Ausblicke in eine Zukunft der Superlative. Normalerweise jetten Spitzentänzer für Gala-Auftritte um die Welt. Dabei kann ein Heimspiel mit selbst gewählten Bravourstücken mindestens genauso inspirierend sein. Ballettchef Igor Zelensky nutzte das zugkräftige Unterhaltungsformat zum Jahresauftakt, um einmal mehr Potenzial und Qualitäten seines noch nicht einmal fünf Monate alten Bayerischen Staatsballetts in den Fokus zu rücken.
Für die erste Spielzeit hat er seinem Ensemble ein Repertoire klassischer Highlights verordnet. „Because we can!“ lautete seine Devise auf die Frage, warum dazu auch Grigorovitschs „Spartacus“ zählen müsse. Die erste Vorstellungserie über die Feiertage blieb dank eines interessanten Besetzungsroulettes zwischen den hauseigenen Hauptpaaren für Spartacus/Phrygia und Crassus/Aegina erfrischend spannend.
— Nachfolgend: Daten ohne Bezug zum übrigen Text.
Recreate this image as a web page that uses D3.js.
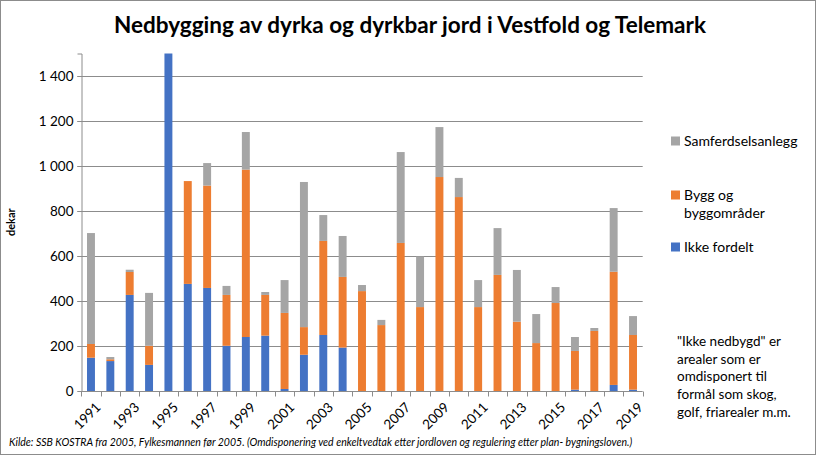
<!DOCTYPE html>
<html>
<head>
<meta charset="utf-8">
<script src="https://cdn.jsdelivr.net/npm/d3@7"></script>
<style>
  body { margin: 0; background: #fff; }
  svg { display: block; font-family: Lato, "Open Sans", sans-serif; }
</style>
</head>
<body>
<div id="chart"></div>
<script>
// Data (dekar)
const years = ["1991","1992","1993","1994","1995","1996","1997","1998","1999","2000",
  "2001","2002","2003","2004","2005","2006","2007","2008","2009","2010",
  "2011","2012","2013","2014","2015","2016","2017","2018","2019"];
const ikkeFordelt = [148,133,427,116,1530,476,458,201,240,246,9,161,249,193,0,0,0,0,0,0,0,0,0,0,0,6,0,27,6];
const bygg = [61,8,102,85,0,457,455,226,744,181,338,123,418,314,444,293,658,373,951,862,373,516,308,213,391,172,267,503,243];
const samferdsel = [493,10,10,235,0,0,100,40,167,13,146,645,115,182,27,23,404,225,222,85,120,208,230,129,71,62,13,283,84];
const yTicks = [0,200,400,600,800,1000,1200,1400];

const seriesNames = ["Ikke fordelt", "Bygg og byggområder", "Samferdselsanlegg"];
const colors = ["#4472c4", "#ed7d31", "#a5a5a5"];

const width = 816, height = 455;
const margin = {top: 53.5, left: 81.3, right: 816 - 642.7, bottom: 455 - 391};

const svg = d3.select("#chart").append("svg")
  .attr("width", width)
  .attr("height", height);

// ramme
svg.append("rect")
  .attr("x", 0.5).attr("y", 0.5)
  .attr("width", width - 1).attr("height", height - 1)
  .attr("fill", "#fff").attr("stroke", "#8c8c8c");

// tittel
svg.append("text")
  .attr("x", 410).attr("y", 33)
  .attr("text-anchor", "middle")
  .attr("font-weight", "bold")
  .attr("font-size", 22.5)
  .attr("fill", "#000")
  .text("Nedbygging av dyrka og dyrkbar jord i Vestfold og Telemark");

const x = d3.scaleBand()
  .domain(years)
  .range([margin.left, width - margin.right])
  .paddingInner(0.59)
  .paddingOuter(0.295);

const y = d3.scaleLinear()
  .domain([0, 1500])
  .range([height - margin.bottom, margin.top]);

const fmt = d3.formatLocale({decimal: ",", thousands: " ", grouping: [3], currency: ["", ""]}).format(",d");

// rutenett
svg.append("g")
  .selectAll("line")
  .data(yTicks.filter(d => d > 0))
  .join("line")
  .attr("x1", margin.left - 4).attr("x2", width - margin.right)
  .attr("y1", d => Math.round(y(d)) + 0.5).attr("y2", d => Math.round(y(d)) + 0.5)
  .attr("stroke", "#8c8c8c");

// y-akse
const yAxis = svg.append("g")
  .attr("transform", `translate(${Math.round(margin.left) + 0.5},0)`)
  .call(d3.axisLeft(y).tickValues(yTicks).tickFormat(fmt).tickSize(4).tickPadding(4));
yAxis.select(".domain").attr("stroke", "#8c8c8c");
yAxis.selectAll(".tick line").attr("stroke", "#8c8c8c");
yAxis.selectAll(".tick text")
  .attr("font-family", "Lato, sans-serif")
  .attr("font-size", 13.5)
  .attr("fill", "#000");

svg.append("text")
  .attr("transform", `translate(15,${(y(0) + y(1500)) / 2}) rotate(-90)`)
  .attr("text-anchor", "middle")
  .attr("font-weight", "bold")
  .attr("font-size", 11)
  .text("dekar");

// stabling
const table = years.map((yr, i) => ({
  year: yr,
  "Ikke fordelt": ikkeFordelt[i],
  "Bygg og byggområder": bygg[i],
  "Samferdselsanlegg": samferdsel[i]
}));
const stacked = d3.stack().keys(seriesNames)(table);

svg.append("clipPath").attr("id", "plot")
  .append("rect")
  .attr("x", margin.left).attr("y", margin.top)
  .attr("width", width - margin.left - margin.right)
  .attr("height", y(0) - margin.top);

svg.append("g")
  .attr("clip-path", "url(#plot)")
  .selectAll("g")
  .data(stacked)
  .join("g")
  .attr("fill", (d, i) => colors[i])
  .selectAll("rect")
  .data(d => d)
  .join("rect")
  .attr("x", d => x(d.data.year))
  .attr("width", x.bandwidth())
  .attr("y", d => y(d[1]))
  .attr("height", d => y(d[0]) - y(d[1]));

// x-akse
const xAxis = svg.append("g")
  .attr("transform", `translate(0,${Math.round(y(0)) + 0.5})`);
xAxis.append("line")
  .attr("x1", margin.left).attr("x2", width - margin.right)
  .attr("stroke", "#8c8c8c");
const step = x.step();
xAxis.selectAll("line.tk")
  .data(d3.range(years.length + 1))
  .join("line")
  .attr("class", "tk")
  .attr("x1", k => Math.round(margin.left + k * step) + 0.5)
  .attr("x2", k => Math.round(margin.left + k * step) + 0.5)
  .attr("y1", 0).attr("y2", 5)
  .attr("stroke", "#8c8c8c");
xAxis.selectAll("text")
  .data(years.filter((d, i) => i % 2 === 0))
  .join("text")
  .attr("transform", d => `translate(${x(d) + x.bandwidth() / 2 + 4},${10}) rotate(-45)`)
  .attr("text-anchor", "end")
  .attr("dy", "0.7em")
  .attr("font-size", 13.5)
  .attr("fill", "#000")
  .text(d => d);

// legende
const legendItems = [
  {lines: ["Samferdselsanlegg"], color: colors[2], y: 141},
  {lines: ["Bygg og", "byggområder"], color: colors[1], y: 195},
  {lines: ["Ikke fordelt"], color: colors[0], y: 247}
];
const legend = svg.append("g");
legendItems.forEach(it => {
  legend.append("rect")
    .attr("x", 671).attr("y", it.y - 4.5)
    .attr("width", 9).attr("height", 9)
    .attr("fill", it.color);
  legend.append("text")
    .attr("x", 684).attr("y", it.y)
    .attr("dy", "0.35em")
    .attr("font-size", 14)
    .selectAll("tspan")
    .data(it.lines)
    .join("tspan")
    .attr("x", 684)
    .attr("dy", (d, i) => i === 0 ? "0.35em" : 18)
    .text(d => d);
});

// merknad
const note = ["\"Ikke nedbygd\" er", "arealer som er", "omdisponert til", "formål som skog,", "golf, friarealer m.m."];
svg.append("text")
  .attr("font-size", 13.5)
  .selectAll("tspan")
  .data(note)
  .join("tspan")
  .attr("x", 677)
  .attr("y", (d, i) => 346 + i * 17.7)
  .text(d => d);

// kilde
svg.append("text")
  .attr("x", 9).attr("y", 446)
  .attr("font-size", 10.5)
  .attr("font-style", "italic")
  .text("Kilde: SSB KOSTRA fra 2005, Fylkesmannen før 2005. (Omdisponering ved enkeltvedtak etter jordloven og regulering etter plan- bygningsloven.)");
</script>
</body>
</html>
Man konnte verfolgen, wie sich Vladimir Shklyarov (flankiert von Maria Shirinkina) die für ihn untypische Rolle der Titelfigur technisch erkämpft und gestalterisch erobert hat. Damit stachelte er auch seinen Kollegen Osiel Gouneo an, sich darstellerisch weiter in die Partie zu vertiefen, die bei diesem aufgrund genuiner Sprung- und Drehgewalt so federleicht erscheint. Als rachsüchtig-böse Gegenspieler führten Jonah Cook als verbissen-ehrgeiziger Feldherr von edler Gestalt und Ksenia Ryzhkova (mit Stummfilm-Grandezza) das Lager der selbstverliebt-dekadenten römischen Oberschicht an.
Zuletzt debütierte Halbsolistin Prisca Zeisel an der Seite von Eric Murzagaliyev, der den verletzten Matej Urban ersetzte. Sie erstaunte durch ihre strahlende Selbstverständlichkeit, eine intrigante Persönlichkeit wie Aegina zu verkörpern. Und wählte souverän genau diese Rolle als Beitrag für die „Gala mit Stars des Bayerischen Staatsballetts“ am 12. Januar. Zuvor präsentierte sich die junge Wienerin ihrem Partner Murzagaliyev gegenüber bewusst blickschüchtern und elegisch, auf die erlösende Liebe hoffend, im Kostüm des weißen Schwans. Ein vielversprechender Ausblick in die Zukunft!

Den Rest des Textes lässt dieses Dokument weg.